▶ **SHORT TASK**:
Go through the listing and set it down exactly, leaving out its pictures.

▶ **Source code of charts**:

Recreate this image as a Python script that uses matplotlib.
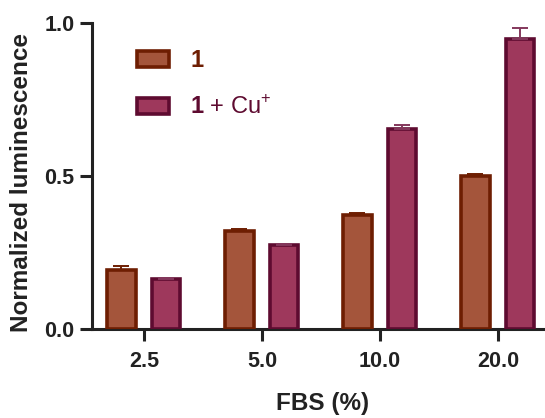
import numpy as np
import matplotlib.pyplot as plt
from matplotlib import rcParams

rcParams["font.family"] = ["Liberation Sans", "DejaVu Sans"]
rcParams["mathtext.fontset"] = "custom"
rcParams["mathtext.rm"] = "Liberation Sans"
rcParams["mathtext.bf"] = "Liberation Sans:bold"

categories = ["2.5", "5.0", "10.0", "20.0"]
probe = [0.193, 0.320, 0.373, 0.500]
probe_err = [0.013, 0.006, 0.006, 0.006]
probe_cu = [0.163, 0.275, 0.654, 0.948]
probe_cu_err = [0.005, 0.004, 0.012, 0.035]

C1_FACE, C1_EDGE = "#A4553B", "#6E1E02"
C2_FACE, C2_EDGE = "#9E385C", "#5E0B30"
INK = "#222222"

fig = plt.figure(figsize=(5.45, 4.18), dpi=100)
ax = fig.add_axes([92 / 545, 89 / 418, 1 - 92 / 545, 306 / 418])

x = np.arange(len(categories))
w = 0.24
off = 0.19
n = len(categories)

ax.bar(x - off, probe, w, color=C1_FACE, edgecolor=C1_EDGE, linewidth=2.6,
       yerr=[[0] * n, probe_err], ecolor=C1_EDGE,
       error_kw=dict(capsize=5.5, elinewidth=1.4, capthick=1.4),
       label=r"$\mathbf{1}$", zorder=3)
ax.bar(x + off, probe_cu, w, color=C2_FACE, edgecolor=C2_EDGE, linewidth=2.6,
       yerr=[[0] * n, probe_cu_err], ecolor="#84385C",
       error_kw=dict(capsize=5.5, elinewidth=1.4, capthick=1.4),
       label=r"$\mathbf{1}$ + Cu$^{+}$", zorder=3)

ax.set_xlim(-0.44, 3.40)
ax.set_ylim(0, 1.0)
ax.set_xticks(x)
ax.set_xticklabels(categories)
ax.set_yticks([0.0, 0.5, 1.0])
ax.set_yticklabels(["0.0", "0.5", "1.0"])

for s in ["top", "right"]:
    ax.spines[s].set_visible(False)
for s in ["left", "bottom"]:
    ax.spines[s].set_linewidth(2.2)
    ax.spines[s].set_color(INK)

ax.tick_params(axis="both", length=8.5, width=2.2, labelsize=15.5, color=INK,
               labelcolor=INK)
ax.tick_params(axis="y", pad=4)
ax.tick_params(axis="x", pad=7)
for lab in ax.get_xticklabels() + ax.get_yticklabels():
    lab.set_fontweight("bold")

ax.set_xlabel("FBS (%)", fontsize=17.5, fontweight="bold", color=INK, va="top")
ax.xaxis.set_label_coords(0.508, -0.205)
ax.set_ylabel("Normalized luminescence", fontsize=17.5, fontweight="bold", color=INK)
ax.yaxis.set_label_coords(-0.13, 0.48)

leg = ax.legend(loc="upper left", bbox_to_anchor=(0.073, 0.95), frameon=False,
                fontsize=17, handlelength=1.35, handleheight=0.68,
                labelspacing=1.0, handletextpad=0.9, borderpad=0)
for txt, col in zip(leg.get_texts(), [C1_EDGE, C2_EDGE]):
    txt.set_color(col)

fig.savefig("out.png", dpi=100)
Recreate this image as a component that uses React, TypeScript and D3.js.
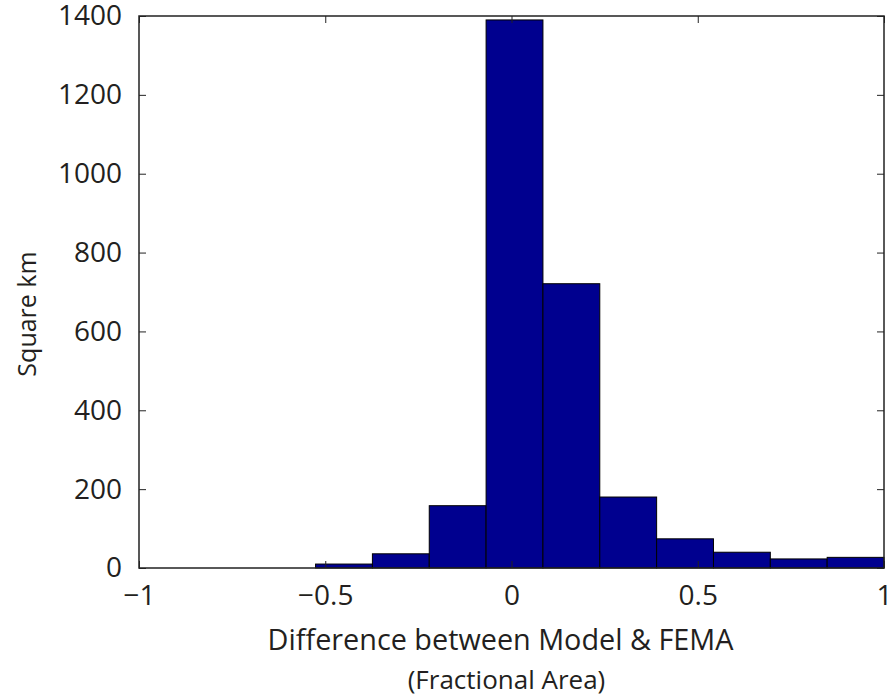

▶ **COMPLETED TASK**:
Recreate this image as a Python script that uses matplotlib.
import numpy as np
import matplotlib.pyplot as plt
from matplotlib import rcParams

rcParams["font.family"] = ["Liberation Sans", "DejaVu Sans"]
rcParams["mathtext.fontset"] = "custom"
rcParams["mathtext.rm"] = "Liberation Sans"
rcParams["mathtext.bf"] = "Liberation Sans:bold"

categories = ["2.5", "5.0", "10.0", "20.0"]
probe = [0.193, 0.320, 0.373, 0.500]
probe_err = [0.013, 0.006, 0.006, 0.006]
probe_cu = [0.163, 0.275, 0.654, 0.948]
probe_cu_err = [0.005, 0.004, 0.012, 0.035]

C1_FACE, C1_EDGE = "#A4553B", "#6E1E02"
C2_FACE, C2_EDGE = "#9E385C", "#5E0B30"
INK = "#222222"

fig = plt.figure(figsize=(5.45, 4.18), dpi=100)
ax = fig.add_axes([92 / 545, 89 / 418, 1 - 92 / 545, 306 / 418])

x = np.arange(len(categories))
w = 0.24
off = 0.19
n = len(categories)

ax.bar(x - off, probe, w, color=C1_FACE, edgecolor=C1_EDGE, linewidth=2.6,
       yerr=[[0] * n, probe_err], ecolor=C1_EDGE,
       error_kw=dict(capsize=5.5, elinewidth=1.4, capthick=1.4),
       label=r"$\mathbf{1}$", zorder=3)
ax.bar(x + off, probe_cu, w, color=C2_FACE, edgecolor=C2_EDGE, linewidth=2.6,
       yerr=[[0] * n, probe_cu_err], ecolor="#84385C",
       error_kw=dict(capsize=5.5, elinewidth=1.4, capthick=1.4),
       label=r"$\mathbf{1}$ + Cu$^{+}$", zorder=3)

ax.set_xlim(-0.44, 3.40)
ax.set_ylim(0, 1.0)
ax.set_xticks(x)
ax.set_xticklabels(categories)
ax.set_yticks([0.0, 0.5, 1.0])
ax.set_yticklabels(["0.0", "0.5", "1.0"])

for s in ["top", "right"]:
    ax.spines[s].set_visible(False)
for s in ["left", "bottom"]:
    ax.spines[s].set_linewidth(2.2)
    ax.spines[s].set_color(INK)

ax.tick_params(axis="both", length=8.5, width=2.2, labelsize=15.5, color=INK,
               labelcolor=INK)
ax.tick_params(axis="y", pad=4)
ax.tick_params(axis="x", pad=7)
for lab in ax.get_xticklabels() + ax.get_yticklabels():
    lab.set_fontweight("bold")

ax.set_xlabel("FBS (%)", fontsize=17.5, fontweight="bold", color=INK, va="top")
ax.xaxis.set_label_coords(0.508, -0.205)
ax.set_ylabel("Normalized luminescence", fontsize=17.5, fontweight="bold", color=INK)
ax.yaxis.set_label_coords(-0.13, 0.48)

leg = ax.legend(loc="upper left", bbox_to_anchor=(0.073, 0.95), frameon=False,
                fontsize=17, handlelength=1.35, handleheight=0.68,
                labelspacing=1.0, handletextpad=0.9, borderpad=0)
for txt, col in zip(leg.get_texts(), [C1_EDGE, C2_EDGE]):
    txt.set_color(col)

fig.savefig("out.png", dpi=100)
Recreate this image as a component that uses React, TypeScript and D3.js.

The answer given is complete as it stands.